## To be done
From the listing below, restate word for word the lines from the line containing "Emit a Python" down through the line containing "20000, 21070, 20000, 13760, 10980, 10290, 8200, 5460, 2540, 830]". Exclude pictures.

Saved entries

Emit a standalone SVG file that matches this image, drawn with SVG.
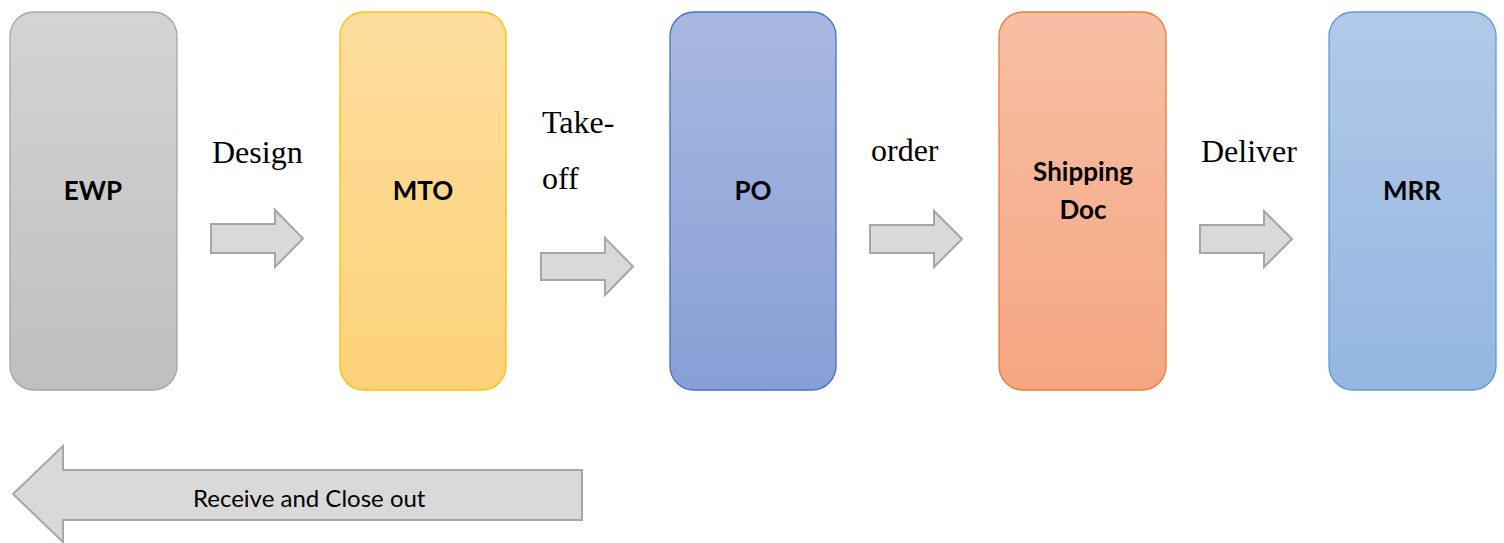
<svg xmlns="http://www.w3.org/2000/svg" width="1504" height="543" viewBox="0 0 1504 543">
  <defs>
    <linearGradient id="gGrey" x1="0" y1="0" x2="0" y2="1">
      <stop offset="0" stop-color="#d4d4d4"/>
      <stop offset="1" stop-color="#bfbfbf"/>
    </linearGradient>
    <linearGradient id="gGold" x1="0" y1="0" x2="0" y2="1">
      <stop offset="0" stop-color="#fedd9e"/>
      <stop offset="1" stop-color="#fdd27a"/>
    </linearGradient>
    <linearGradient id="gIndigo" x1="0" y1="0" x2="0" y2="1">
      <stop offset="0" stop-color="#a9b8e0"/>
      <stop offset="1" stop-color="#889fd6"/>
    </linearGradient>
    <linearGradient id="gOrange" x1="0" y1="0" x2="0" y2="1">
      <stop offset="0" stop-color="#f7bfa6"/>
      <stop offset="1" stop-color="#f5a681"/>
    </linearGradient>
    <linearGradient id="gBlue" x1="0" y1="0" x2="0" y2="1">
      <stop offset="0" stop-color="#b1cae8"/>
      <stop offset="1" stop-color="#94b6e1"/>
    </linearGradient>
  </defs>
  <style>
    .box { stroke-width: 1.3; }
    .title { font-family: Lato, "Liberation Sans", sans-serif; font-weight: bold; font-size: 26px; fill: #000; text-anchor: middle; }
    .step { font-family: "Liberation Serif", serif; font-size: 32px; fill: #000; }
    .flow { fill: #d9d9d9; stroke: #a6a6a6; stroke-width: 2; stroke-linejoin: miter; }
    .back { font-family: Lato, "Liberation Sans", sans-serif; font-size: 24px; fill: #000; }
  </style>

  <rect width="1504" height="543" fill="#ffffff"/>

  <!-- process stages -->
  <g id="ewp">
    <rect class="box" x="10" y="12" width="167" height="378" rx="24" fill="url(#gGrey)" stroke="#a5a5a5"/>
    <text class="title" x="93" y="200">EWP</text>
  </g>
  <g id="mto">
    <rect class="box" x="340" y="12" width="166" height="378" rx="24" fill="url(#gGold)" stroke="#ffc000"/>
    <text class="title" x="423" y="200">MTO</text>
  </g>
  <g id="po">
    <rect class="box" x="670" y="12" width="166" height="378" rx="24" fill="url(#gIndigo)" stroke="#4472c4"/>
    <text class="title" x="753" y="200">PO</text>
  </g>
  <g id="shipping-doc">
    <rect class="box" x="999" y="12" width="167" height="378" rx="24" fill="url(#gOrange)" stroke="#ed7d31"/>
    <text class="title" x="1083" y="181">Shipping</text>
    <text class="title" x="1083" y="219">Doc</text>
  </g>
  <g id="mrr">
    <rect class="box" x="1329" y="12" width="167" height="378" rx="24" fill="url(#gBlue)" stroke="#5b9bd5"/>
    <text class="title" x="1412" y="200">MRR</text>
  </g>

  <!-- connectors between stages -->
  <g id="connectors">
    <path class="flow" d="M211,224 H275 V210 L303,238.5 L275,267 V253 H211 Z"/>
    <path class="flow" d="M541,253 H605 V238 L633,266.5 L605,295 V280 H541 Z"/>
    <path class="flow" d="M870,225 H934 V211 L962,239 L934,267 V253 H870 Z"/>
    <path class="flow" d="M1200,225 H1264 V211 L1292,239 L1264,267 V253 H1200 Z"/>
    <path class="flow" d="M582,470 H63 V446 L13,494 L63,542 V520 H582 Z"/>
  </g>

  <!-- connector labels -->
  <g id="labels">
    <text class="step" x="212" y="163">Design</text>
    <text class="step" x="542" y="133">Take-</text>
    <text class="step" x="542" y="189">off</text>
    <text class="step" x="871" y="161">order</text>
    <text class="step" x="1201" y="162">Deliver</text>
    <text class="back" x="193" y="507">Receive and Close out</text>
  </g>
</svg>
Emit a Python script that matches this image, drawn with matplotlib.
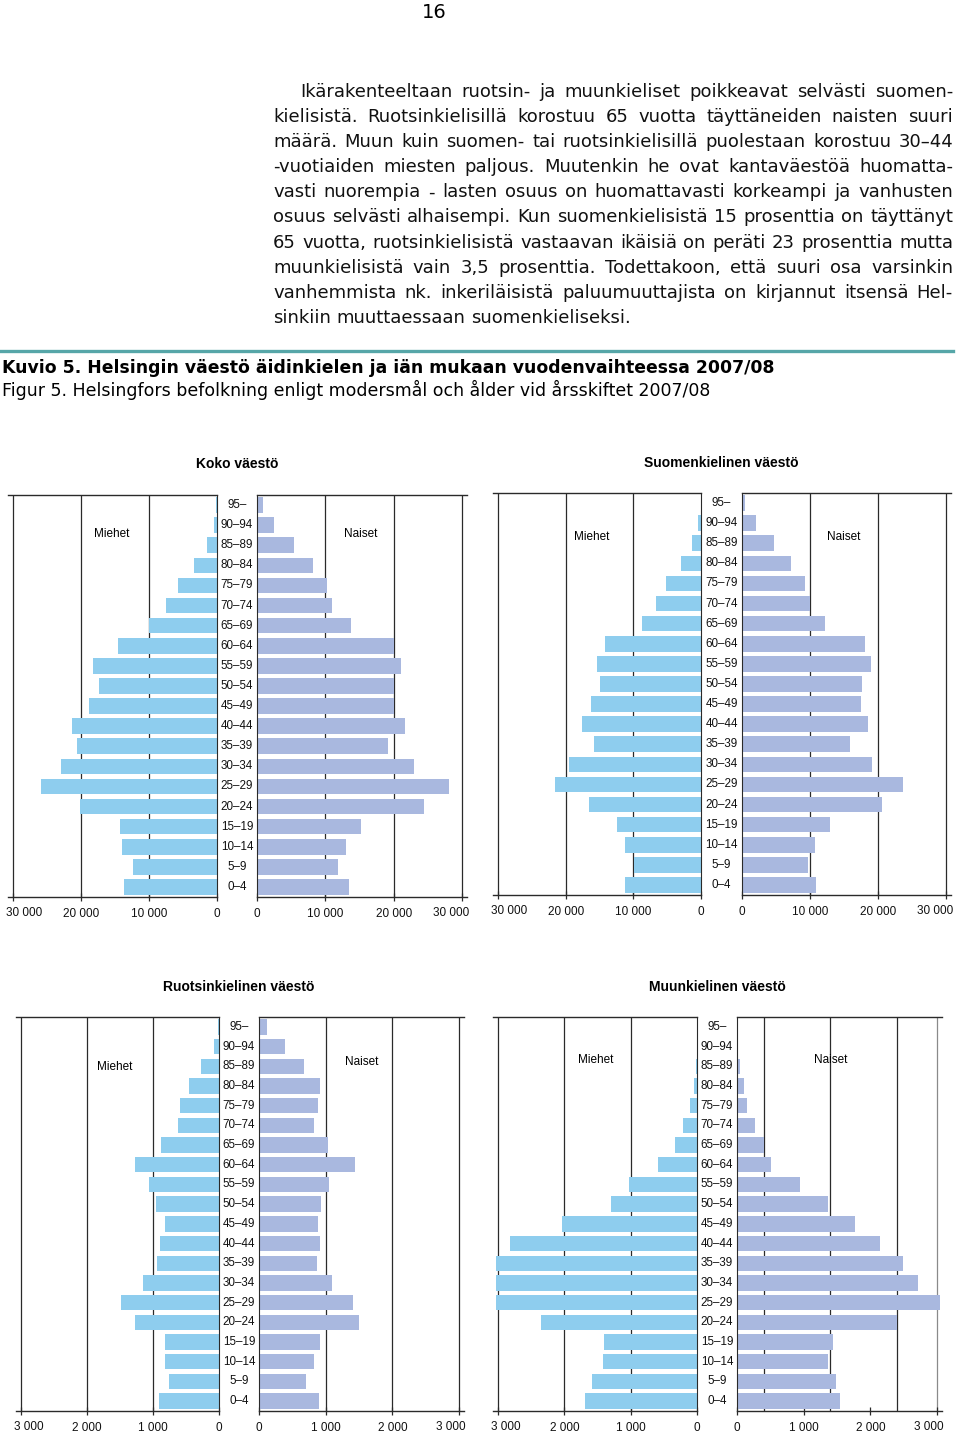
import matplotlib
matplotlib.use("Agg")
import matplotlib.pyplot as plt
import matplotlib.transforms as mtransforms

W, H = 960, 1450

# Age groups, bottom to top
ages = ['0–4', '5–9', '10–14', '15–19', '20–24', '25–29', '30–34', '35–39',
        '40–44', '45–49', '50–54', '55–59', '60–64', '65–69', '70–74',
        '75–79', '80–84', '85–89', '90–94', '95–']

# Koko väestö (bottom to top)
koko_men = [13690, 12360, 13990, 14330, 20100, 25910, 23000, 20590, 21380, 18870,
            17290, 18180, 14630, 10000, 7490, 5700, 3350, 1480, 400, 100]
koko_women = [13460, 11850, 13020, 15270, 24390, 28050, 22930, 19220, 21610, 20000,
              20000, 21070, 20000, 13760, 10980, 10290, 8200, 5460, 2540, 830]

# Suomenkielinen väestö
fi_men = [11300, 9970, 11300, 12480, 16580, 21510, 19540, 15790, 17660, 16330,
          15000, 15390, 14210, 8730, 6660, 5180, 2910, 1280, 400, 50]
fi_women = [10930, 9710, 10780, 12890, 20590, 23630, 19170, 15930, 18580, 17550,
            17700, 19020, 18040, 12250, 9950, 9220, 7250, 4750, 2110, 490]

# Ruotsinkielinen väestö
sv_men = [916, 755, 820, 820, 1273, 1485, 1147, 941, 896, 820,
          961, 1062, 1273, 886, 619, 594, 458, 277, 75, 10]
sv_women = [895, 710, 830, 920, 1505, 1410, 1090, 870, 910, 890,
            935, 1055, 1435, 1040, 830, 880, 910, 670, 395, 125]

# Muunkielinen väestö
other_men = [1683, 1578, 1417, 1407, 2347, 3035, 3035, 3035, 2824, 2040,
             1296, 1030, 593, 332, 211, 105, 50, 10, 5, 3]
other_women = [1540, 1485, 1370, 1445, 2400, 3050, 2720, 2490, 2150, 1765,
               1370, 945, 510, 405, 275, 150, 100, 50, 20, 20]

body_lines = [
    "Ikärakenteeltaan ruotsin- ja muunkieliset poikkeavat selvästi suomen-",
    "kielisistä. Ruotsinkielisillä korostuu 65 vuotta täyttäneiden naisten suuri",
    "määrä. Muun kuin suomen- tai ruotsinkielisillä puolestaan korostuu 30–44",
    "-vuotiaiden miesten paljous. Muutenkin he ovat kantaväestöä huomatta-",
    "vasti nuorempia - lasten osuus on huomattavasti korkeampi ja vanhusten",
    "osuus selvästi alhaisempi. Kun suomenkielisistä 15 prosenttia on täyttänyt",
    "65 vuotta, ruotsinkielisistä vastaavan ikäisiä on peräti 23 prosenttia mutta",
    "muunkielisistä vain 3,5 prosenttia. Todettakoon, että suuri osa varsinkin",
    "vanhemmista nk. inkeriläisistä paluumuuttajista on kirjannut itsensä Hel-",
    "sinkiin muuttaessaan suomenkieliseksi.",
]

MEN_COLOR = '#8ecdee'
WOMEN_COLOR = '#a9b8df'
LINE = '#2a2a2a'
CHART_FONT = 'Liberation Sans'

fig = plt.figure(figsize=(W / 100, H / 100), dpi=100)
renderer = fig.canvas.get_renderer()


def fx(x):
    return x / W


def fy(y):
    return 1 - y / H


def px_axes(x0, x1, ytop, ybot):
    return fig.add_axes([fx(x0), fy(ybot), (x1 - x0) / W, (ybot - ytop) / H])


def fmt(v):
    return f"{v:,}".replace(",", " ")


def pyramid(title, men, women, xmax, step, lpx, rpx, ytop, ybot, title_y,
            miehet_xy, naiset_xy, right_grid=None):
    ext = 5
    # lpx = (pixel of xmax, pixel of 0) on the left, rpx = (pixel of 0, pixel of xmax)
    scale_l = xmax / (lpx[1] - lpx[0])
    scale_r = xmax / (rpx[1] - rpx[0])
    axl = px_axes(lpx[0] - ext, lpx[1], ytop, ybot)
    axr = px_axes(rpx[0], rpx[1] + ext, ytop, ybot)
    ticks = list(range(0, xmax + 1, step))
    y = list(range(len(ages)))

    axl.barh(y, men, height=0.78, color=MEN_COLOR, zorder=2)
    axr.barh(y, women, height=0.78, color=WOMEN_COLOR, zorder=2)
    axl.set_xlim(xmax + ext * scale_l, 0)
    axr.set_xlim(0, xmax + ext * scale_r)

    grids = {axl: ticks[1:], axr: right_grid if right_grid else ticks[1:]}
    for ax in (axl, axr):
        ax.set_ylim(-0.5, len(ages) - 0.5)
        ax.set_yticks([])
        ax.set_xticks(ticks)
        # outermost label is placed by hand, pulled inside the page
        ax.set_xticklabels([fmt(t) for t in ticks[:-1]] + [''], fontfamily=CHART_FONT)
        ax.tick_params(axis='x', direction='inout', length=6, width=0.9,
                       color=LINE, labelsize=8.5, pad=5, labelcolor='#111111')
        for g in grids[ax]:
            c = '#8a8a8a' if (right_grid and ax is axr and g == xmax) else LINE
            ax.axvline(g, color=c, lw=0.9, zorder=1)
        for side in ('top', 'bottom'):
            ax.spines[side].set_color(LINE)
            ax.spines[side].set_linewidth(1.0)
    axl.spines['left'].set_visible(False)
    axl.spines['right'].set_color(LINE)
    axr.spines['right'].set_visible(False)
    axr.spines['left'].set_color(LINE)

    label_y = ybot + 16
    fig.text(fx(lpx[0] - 7), fy(label_y), fmt(xmax), ha='left', va='center',
             fontsize=8.5, fontfamily=CHART_FONT, color='#111111')
    fig.text(fx(rpx[1] + 7), fy(label_y), fmt(xmax), ha='right', va='center',
             fontsize=8.5, fontfamily=CHART_FONT, color='#111111')

    cx = (lpx[1] + rpx[0]) / 2
    trans = mtransforms.blended_transform_factory(fig.transFigure, axl.transData)
    for i, a in enumerate(ages):
        fig.text(fx(cx), i, a, transform=trans, ha='center', va='center',
                 fontsize=8.4, fontfamily=CHART_FONT, color='#111111')

    fig.text(fx(cx), fy(title_y), title, ha='center', va='center',
             fontsize=10, fontweight='bold', fontfamily=CHART_FONT)
    fig.text(fx(miehet_xy[0]), fy(miehet_xy[1]), 'Miehet', ha='center', va='center',
             fontsize=8.5, fontfamily=CHART_FONT)
    fig.text(fx(naiset_xy[0]), fy(naiset_xy[1]), 'Naiset', ha='center', va='center',
             fontsize=8.5, fontfamily=CHART_FONT)


pyramid('Koko väestö', koko_men, koko_women, 30000, 10000,
        (13, 217), (257, 462), 495, 897, 464, (112, 534), (361, 534))
pyramid('Suomenkielinen väestö', fi_men, fi_women, 30000, 10000,
        (498, 701), (742, 946), 493, 895, 463, (592, 537), (844, 537))
pyramid('Ruotsinkielinen väestö', sv_men, sv_women, 3000, 1000,
        (21, 219), (259, 459), 1017, 1411, 987, (115, 1067), (362, 1062))
pyramid('Muunkielinen väestö', other_men, other_women, 3000, 1000,
        (498, 697), (737, 937), 1017, 1411, 987, (596, 1060), (831, 1060),
        right_grid=[400, 1400, 2400, 3000])

# Page number
fig.text(fx(434), fy(12), '16', ha='center', va='center', fontsize=14,
         fontfamily='DejaVu Sans')

# Body text, justified
BODY_SIZE = 13.0
space_w = (fig.text(0, 0, 'a a', fontsize=BODY_SIZE).get_window_extent(renderer).width
           - fig.text(0, 0, 'aa', fontsize=BODY_SIZE).get_window_extent(renderer).width)
for t in fig.texts[-2:]:
    t.set_visible(False)

line_y = 92
for n, line in enumerate(body_lines):
    x0 = 300 if n == 0 else 273
    x1 = 953
    words = line.split(' ')
    texts = [fig.text(0, fy(line_y), w, ha='left', va='center', fontsize=BODY_SIZE,
                      fontfamily='DejaVu Sans', color='#111111') for w in words]
    widths = [t.get_window_extent(renderer).width for t in texts]
    if n == len(body_lines) - 1:
        gap = space_w
    else:
        gap = (x1 - x0 - sum(widths)) / (len(words) - 1)
    x = x0
    for t, w in zip(texts, widths):
        t.set_x(fx(x))
        x += w + gap
    line_y += 25.1

# Teal rule and caption
fig.add_artist(plt.Line2D([0, fx(953)], [fy(351), fy(351)], color='#56a6a8', lw=2.4))
fig.text(fx(2), fy(368), 'Kuvio 5. Helsingin väestö äidinkielen ja iän mukaan vuodenvaihteessa 2007/08',
         ha='left', va='center', fontsize=12.4, fontweight='bold', fontfamily='DejaVu Sans')
fig.text(fx(2), fy(390), 'Figur 5. Helsingfors befolkning enligt modersmål och ålder vid årsskiftet 2007/08',
         ha='left', va='center', fontsize=12.5, fontfamily='DejaVu Sans')

fig.savefig('out.png', dpi=100)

## Task answer
Emit a Python script that matches this image, drawn with matplotlib.
import matplotlib
matplotlib.use("Agg")
import matplotlib.pyplot as plt
import matplotlib.transforms as mtransforms

W, H = 960, 1450

# Age groups, bottom to top
ages = ['0–4', '5–9', '10–14', '15–19', '20–24', '25–29', '30–34', '35–39',
        '40–44', '45–49', '50–54', '55–59', '60–64', '65–69', '70–74',
        '75–79', '80–84', '85–89', '90–94', '95–']

# Koko väestö (bottom to top)
koko_men = [13690, 12360, 13990, 14330, 20100, 25910, 23000, 20590, 21380, 18870,
            17290, 18180, 14630, 10000, 7490, 5700, 3350, 1480, 400, 100]
koko_women = [13460, 11850, 13020, 15270, 24390, 28050, 22930, 19220, 21610, 20000,
              20000, 21070, 20000, 13760, 10980, 10290, 8200, 5460, 2540, 830]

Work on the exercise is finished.